But more and more, the field of fundraising is full of high-quality, easily accessed information about how to do things right. And in some cases, those working at established organizations with good access to mentoring and training should know better by now! So why am I seeing misguided practices like the following?
1) Just got an email with the subject line, "Larger Donors We Need Matching Funds." Huh. Is this addressed to me? Just how large do I have to be to be considered a "larger donor?" Is it measured by weight or volume? (Yes, I know what they mean, but do the rest of the email recipients?) And if I already knew I was a "larger donor," would I appreciate being taken for granted in this manner, as if my history of large donations were just a tap to be turned on as needed? I doubt it. There's nothing about this subject line that makes me want to open the email.

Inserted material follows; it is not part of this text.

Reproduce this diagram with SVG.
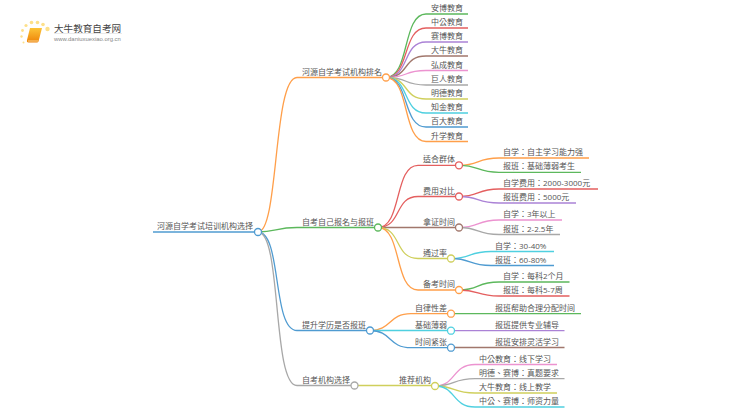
<svg xmlns="http://www.w3.org/2000/svg" width="750" height="410" viewBox="0 0 750 410">
<defs><linearGradient id="bk" x1="0" y1="0" x2="0" y2="1"><stop offset="0" stop-color="#fcc437"/><stop offset="1" stop-color="#ee8208"/></linearGradient></defs>
<style>
text{font-family:"Open Sans","Noto Sans CJK TC",sans-serif;font-size:8px;fill:#555}
path{fill:none;stroke-width:1.3}
circle.n{fill:#fff;stroke-width:1.3}
.o{stroke:#ff9f4a}.g{stroke:#5cb85c}.e{stroke:#e45f5f}.p{stroke:#ab82d6}.b{stroke:#a1776c}.k{stroke:#ec93d0}.y{stroke:#a8a8a8}.l{stroke:#cfcf5c}.c{stroke:#4fd0e0}.u{stroke:#4f9bd1}
.d{fill:#fde08a}
</style>
<g id="logo">
<circle class="d" cx="47.500" cy="29" r="2.200"/><circle class="d" cx="43" cy="24.500" r="1.800"/><circle class="d" cx="37.500" cy="22.500" r="1.800"/><circle class="d" cx="31.500" cy="22.500" r="1.800"/><circle class="d" cx="26" cy="25.500" r="1.600"/><circle class="d" cx="22.500" cy="30.500" r="1.400"/><circle class="d" cx="21.500" cy="36.500" r="1.200"/><circle class="d" cx="23.500" cy="42.500" r="1"/>
<path d="M30,28H42L38.500,41.500Q38,42.500 37,42.500H28.500Q26.500,42.500 27,40Z" style="fill:url(#bk);stroke:none"/>
<path d="M28,41H38" style="stroke:#fde6b0;stroke-width:0.800"/>
<text x="54" y="31.500" style="font-size:9.600px;fill:#444;font-family:'Noto Sans CJK SC',sans-serif">大牛教育自考网</text>
<rect x="54" y="33" width="68" height="0.600" fill="#ddd"/>
<text x="54" y="41" style="font-size:5.900px;fill:#888;font-family:'Liberation Sans',sans-serif">www.daniuxuexiao.org.cn</text>
</g>
<g id="connectors">
<path class="u" d="M153,232H258" style="stroke-width:1.700"/>
<path class="o" d="M258,232C279,232 273,77.500 297,77.500H386"/>
<path class="g" d="M258,232C276,232 276,227.500 297,227.500H378"/>
<path class="u" d="M258,232C282,232 272,330.500 297,330.500H370"/>
<path class="y" d="M258,232C282,232 272,385.500 297,385.500H354.500"/>
<path class="g" d="M386,77.500C410,77.500 402,14 426,14H468"/>
<path class="e" d="M386,77.500C410,77.500 402,28 426,28H468"/>
<path class="p" d="M386,77.500C410,77.500 402,42 426,42H468"/>
<path class="b" d="M386,77.500C410,77.500 402,56 426,56H468"/>
<path class="k" d="M386,77.500C410,77.500 402,70.500 426,70.500H468"/>
<path class="y" d="M386,77.500C410,77.500 402,85 426,85H468"/>
<path class="l" d="M386,77.500C410,77.500 402,99 426,99H468"/>
<path class="c" d="M386,77.500C410,77.500 402,113 426,113H468"/>
<path class="u" d="M386,77.500C410,77.500 402,127 426,127H468"/>
<path class="o" d="M386,77.500C410,77.500 402,141.500 426,141.500H468"/>
<path class="e" d="M378,227.500C402,227.500 394,165.300 418,165.300H459"/>
<path class="e" d="M378,227.500C402,227.500 394,196.500 418,196.500H459"/>
<path class="b" d="M378,227.500H459"/>
<path class="l" d="M378,227.500C402,227.500 394,258.500 418,258.500H451"/>
<path class="o" d="M378,227.500C402,227.500 394,290 418,290H459"/>
<path class="o" d="M459,165.300C480,165.300 476,158 499,158H589"/>
<path class="g" d="M459,165.300C480,165.300 476,172.300 499,172.300H581"/>
<path class="e" d="M459,196.500C480,196.500 476,189 499,189H598"/>
<path class="p" d="M459,196.500C480,196.500 476,203 499,203H576"/>
<path class="k" d="M459,227.500C480,227.500 476,220 499,220H562"/>
<path class="y" d="M459,227.500C480,227.500 476,234.500 499,234.500H560"/>
<path class="c" d="M451,258.500C472,258.500 468,251.500 491,251.500H554"/>
<path class="u" d="M451,258.500C472,258.500 468,265.500 491,265.500H554"/>
<path class="g" d="M459,290C480,290 476,282 499,282H569.500"/>
<path class="e" d="M459,290C480,290 476,296 499,296H569.500"/>
<path class="o" d="M370,330.500C392,330.500 388,313.700 411,313.700H451"/>
<path class="c" d="M370,330.500H451"/>
<path class="u" d="M370,330.500C392,330.500 388,347.700 411,347.700H451"/>
<path class="g" d="M451,313.700H581"/>
<path class="p" d="M451,330.700H564.500"/>
<path class="b" d="M451,347.500H564.500"/>
<path class="l" d="M354.500,385.500H435"/>
<path class="k" d="M435,386C456,386 452,364.500 475,364.500H557"/>
<path class="y" d="M435,386C456,386 452,378.700 475,378.700H564.500"/>
<path class="l" d="M435,386C456,386 452,393 475,393H557"/>
<path class="c" d="M435,386C456,386 452,407 475,407H564.500"/>
</g>
<g id="root"><text x="157" y="228.500">河源自学考试培训机构选择</text><circle class="n u" cx="258" cy="232" r="3.500"/></g>
<g id="n1"><text x="302" y="74.500">河源自学考试机构排名</text><circle class="n o" cx="386" cy="77.500" r="3.500"/></g>
<g id="n2"><text x="302" y="224.500">自考自己报名与报班</text><circle class="n g" cx="378" cy="227.500" r="3.500"/></g>
<g id="n3"><text x="302" y="327.500">提升学历是否报班</text><circle class="n u" cx="370" cy="330.500" r="3.500"/></g>
<g id="n4"><text x="302" y="382.500">自考机构选择</text><circle class="n y" cx="354.500" cy="385.500" r="3.500"/></g>
<g id="leaf-org">
<text x="431" y="11">安博教育</text><text x="431" y="25">中公教育</text><text x="431" y="39">赛博教育</text><text x="431" y="53">大牛教育</text><text x="431" y="67.500">弘成教育</text><text x="431" y="82">巨人教育</text><text x="431" y="96">明德教育</text><text x="431" y="110">知金教育</text><text x="431" y="124">百大教育</text><text x="431" y="138.500">升学教育</text>
</g>
<g id="n21"><text x="423" y="162.300">适合群体</text><circle class="n e" cx="459" cy="165.300" r="3.500"/></g>
<g id="n22"><text x="423" y="193.500">费用对比</text><circle class="n e" cx="459" cy="196.500" r="3.500"/></g>
<g id="n23"><text x="423" y="224.500">拿证时间</text><circle class="n b" cx="459" cy="227.500" r="3.500"/></g>
<g id="n24"><text x="423" y="255.500">通过率</text><circle class="n l" cx="451" cy="258.500" r="3.500"/></g>
<g id="n25"><text x="423" y="287">备考时间</text><circle class="n o" cx="459" cy="290" r="3.500"/></g>
<g id="leaf-2">
<text x="503" y="155">自学：自主学习能力强</text><text x="503" y="169.300">报班：基础薄弱考生</text>
<text x="503" y="186">自学费用：2000-3000元</text><text x="503" y="200">报班费用：5000元</text>
<text x="503" y="217">自学：3年以上</text><text x="503" y="231.500">报班：2-2.5年</text>
<text x="495" y="248.500">自学：30-40%</text><text x="495" y="262.500">报班：60-80%</text>
<text x="503" y="279">自学：每科2个月</text><text x="503" y="293">报班：每科5-7周</text>
</g>
<g id="n31"><text x="415" y="310.700">自律性差</text><circle class="n o" cx="451" cy="313.700" r="3.500"/></g>
<g id="n32"><text x="415" y="327.700">基础薄弱</text><circle class="n c" cx="451" cy="330.700" r="3.500"/></g>
<g id="n33"><text x="415" y="344.700">时间紧张</text><circle class="n u" cx="451" cy="347.700" r="3.500"/></g>
<g id="leaf-3"><text x="495" y="310.700">报班帮助合理分配时间</text><text x="495" y="327.700">报班提供专业辅导</text><text x="495" y="344.500">报班安排灵活学习</text></g>
<g id="n41"><text x="399" y="383">推荐机构</text><circle class="n l" cx="435" cy="386" r="3.500"/></g>
<g id="leaf-4"><text x="479" y="361.500">中公教育：线下学习</text><text x="479" y="375.700">明德、赛博：真题要求</text><text x="479" y="390">大牛教育：线上教学</text><text x="479" y="404">中公、赛博：师资力量</text></g>
</svg>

2) Passing by a table near the front of my local Safeway recently, I noticed a stack of used books for sale, in support of a local charity. Good idea! But rotten execution. I've never seen a pile of books more in need of some culling. There was a guidebook to Seattle schools from the year 2001 -- and we're in Oakland. There were other reference books just old enough to be useless, but not old enough to be antiques. And the overall look of the books was cheap, cheap, cheap. At least they didn't have to worry about shoplifting. But, as is typical, I didn't want to paw through the pile any further in hopes of treasure. At a certain point -- and I say this with due reverence for books -- a few of them simply need to be recycled, just like with an old newspaper. Sales of used goods to the public are most successful when people can see a good proportion of quality among the junk.

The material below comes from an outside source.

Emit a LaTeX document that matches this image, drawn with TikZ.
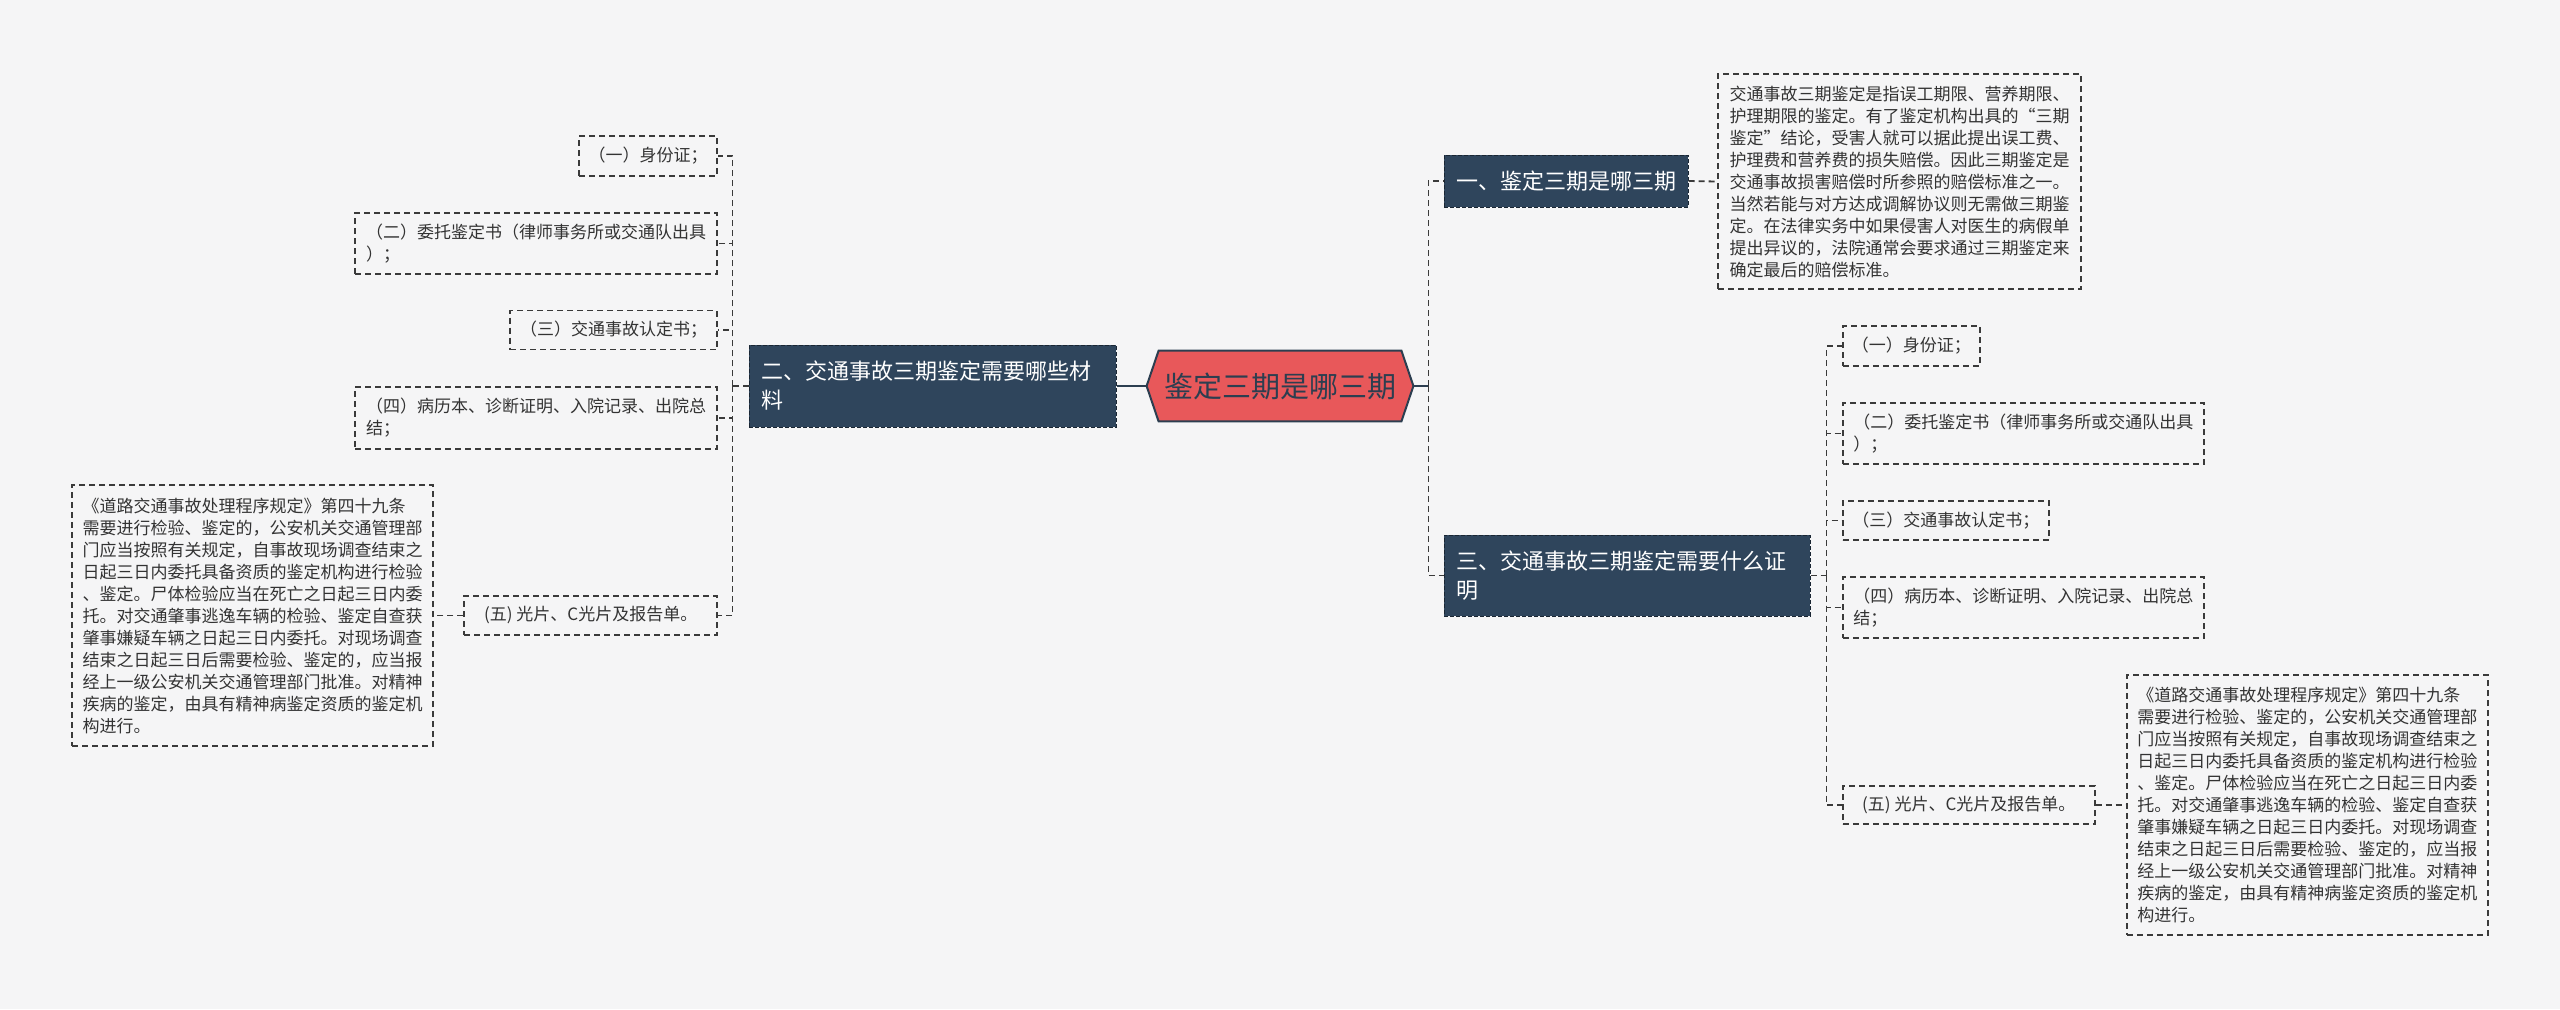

3) I got yet another appeal letter from a certain national organization, despite having requested, several months ago in writing, that it stop sending me appeal letters. As I explained to them, I'd like to continue subscribing to their lovely magazine, but was annoyed by the fact that I could never tell from the letters whether my subscription was about to run out or whether this was just another appeal for money. The language of the letters seemed intentionally vague. Too bad, because I might have considered their side-appeals but for this annoyance factor. In any case, I called them and have supposedly been removed from the appeal-letter list. We'll see -- they haven't shown much efficiency around my separate requests to change my address (started off okay, then reverted to the old one!?).